The actual extraction of 120k ETH from the Wormhole bridge came at the end of a series of events.  The actual flow of the attack was:

  1. The attacker creates a validator action approval (VAA) with a call to post_vaa
  2. This VAA was used in a call to complete_wrapped to mint the 120,000 ETH extracted in the attack
  3. The attacker “legitimately” extracted the minted tokens from the bridge

The vulnerability that made the attack possible was a failure to perform proper signature verification in the VAA creation process.  The role of signature verification is delegated several times from post_vaa to verify_signatures to Secp256k1.

The issue is that the Wormhole contract used a deprecated command called load_instruction_at to ensure that Secp256k1 was called previous to verify_signatures.  However, this command doesn’t check the value of the system address, the Instructions sysvar.  

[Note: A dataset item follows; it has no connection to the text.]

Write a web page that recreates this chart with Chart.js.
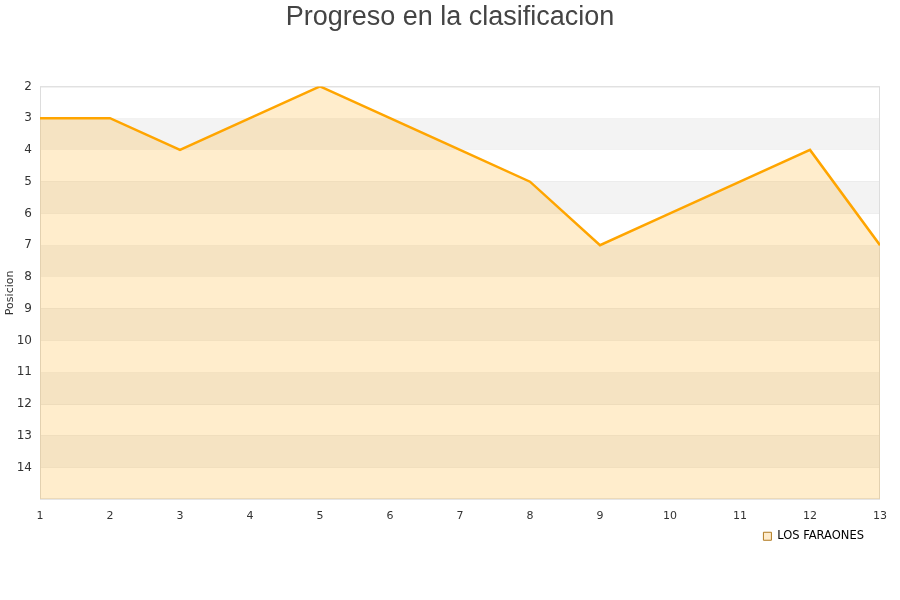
<!DOCTYPE html>
<html>
<head>
<meta charset="utf-8">
<script src="https://cdn.jsdelivr.net/npm/chart.js@4/dist/chart.umd.min.js"></script>
<style>
  body { margin: 0; background: #fff; }
  #wrap { width: 900px; height: 600px; }
</style>
</head>
<body>
<div id="wrap"><canvas id="myChart"></canvas></div>
<script>
const jornadas = [1, 2, 3, 4, 5, 6, 7, 8, 9, 10, 11, 12, 13];
const posiciones = [3, 3, 4, 3, 2, 3, 4, 5, 7, 6, 5, 4, 7];
const equipo = 'LOS FARAONES';

// alternate grey bands + frame around the plot
const bands = {
  id: 'bands',
  afterLayout(chart) {
    // center the title on the whole canvas, not on the padded box
    const t = chart.titleBlock;
    if (t) { t.left = 0; t.right = chart.width; t.width = chart.width; }
    const l = chart.legend;
    if (l) { l.right -= 10; }
  },
  beforeDatasetsDraw(chart) {
    const { ctx, chartArea: a, scales: { y } } = chart;
    ctx.save();
    ctx.fillStyle = '#f3f3f3';
    for (let v = 3; v < 15; v += 2) {
      const top = y.getPixelForValue(v);
      const bot = y.getPixelForValue(v + 1);
      ctx.fillRect(a.left, top, a.right - a.left, bot - top);
    }
    ctx.strokeStyle = '#dddddd';
    ctx.lineWidth = 1;
    ctx.strokeRect(a.left + 0.5, a.top + 0.5, a.right - a.left - 1, a.bottom - a.top - 1);
    ctx.restore();
  }
};

const myChart = new Chart(document.getElementById('myChart').getContext('2d'), {
  type: 'line',
  data: {
    datasets: [{
      label: equipo,
      data: jornadas.map((j, i) => ({ x: j, y: posiciones[i] })),
      borderColor: '#ffa500',
      backgroundColor: 'rgba(255,165,0,0.2)',
      borderWidth: 2.5,
      pointRadius: 0,
      tension: 0,
      fill: 'start'
    }]
  },
  options: {
    responsive: true,
    maintainAspectRatio: false,
    animation: false,
    layout: { padding: { left: 0, right: 20, top: 0, bottom: 48 } },
    plugins: {
      title: {
        display: true,
        text: 'Progreso en la clasificacion',
        color: '#444',
        font: { family: 'Liberation Sans', size: 27, weight: 'normal' },
        padding: { top: 1, bottom: 53 }
      },
      legend: {
        position: 'bottom',
        align: 'end',
        labels: {
          color: '#222',
          font: { family: 'DejaVu Sans', size: 11.5 },
          boxWidth: 8,
          boxHeight: 8,
          padding: 6,
          generateLabels: chart => [{
            text: equipo,
            fillStyle: '#ffeccc',
            strokeStyle: '#b07a20',
            lineWidth: 1,
            datasetIndex: 0
          }]
        }
      },
      tooltip: { enabled: false }
    },
    scales: {
      x: {
        type: 'linear',
        min: 1,
        max: 13,
        ticks: { stepSize: 1, color: '#333', font: { family: 'DejaVu Sans', size: 11 }, padding: 2 },
        grid: { display: false },
        border: { display: false }
      },
      y: {
        reverse: true,
        min: 2,
        max: 15,
        afterFit: s => { s.width = 40; },
        title: {
          display: true,
          text: 'Posicion',
          color: '#333',
          font: { family: 'DejaVu Sans', size: 11 },
          padding: { top: 4, bottom: 0 }
        },
        ticks: {
          stepSize: 1,
          color: '#333',
          font: { family: 'DejaVu Sans', size: 12 },
          padding: 8,
          callback: v => (v === 15 ? '' : v)
        },
        grid: { color: 'rgba(0,0,0,0.09)', drawTicks: false },
        border: { display: false }
      }
    }
  },
  plugins: [bands]
});
</script>
</body>
</html>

The attacker created a fake version of the Instructions sysvar that was an account created previously that called the Secp256k1 contract.  The attacker passed in this account rather than the Instructions sysvar.  The check that Secp256k1 was called previously passed (even though it was in a completely different context), so the signatures were believed to have been properly verified.  This created the valid SignatureSet needed to create the valid VAA, which was then used to mint the stolen ETH.

Lessons Learned From the Attack

The Wormhole hack was enabled by a chain of delegations of the signature verification.  The developers’ use of a single, deprecated function (which doesn’t check addresses) enabled a forged signature pass without verification.

This hack demonstrates the importance of secure coding practices and an in-depth security audit for software security.  The use of deprecated functions is poor code security and cost the project over $300 million.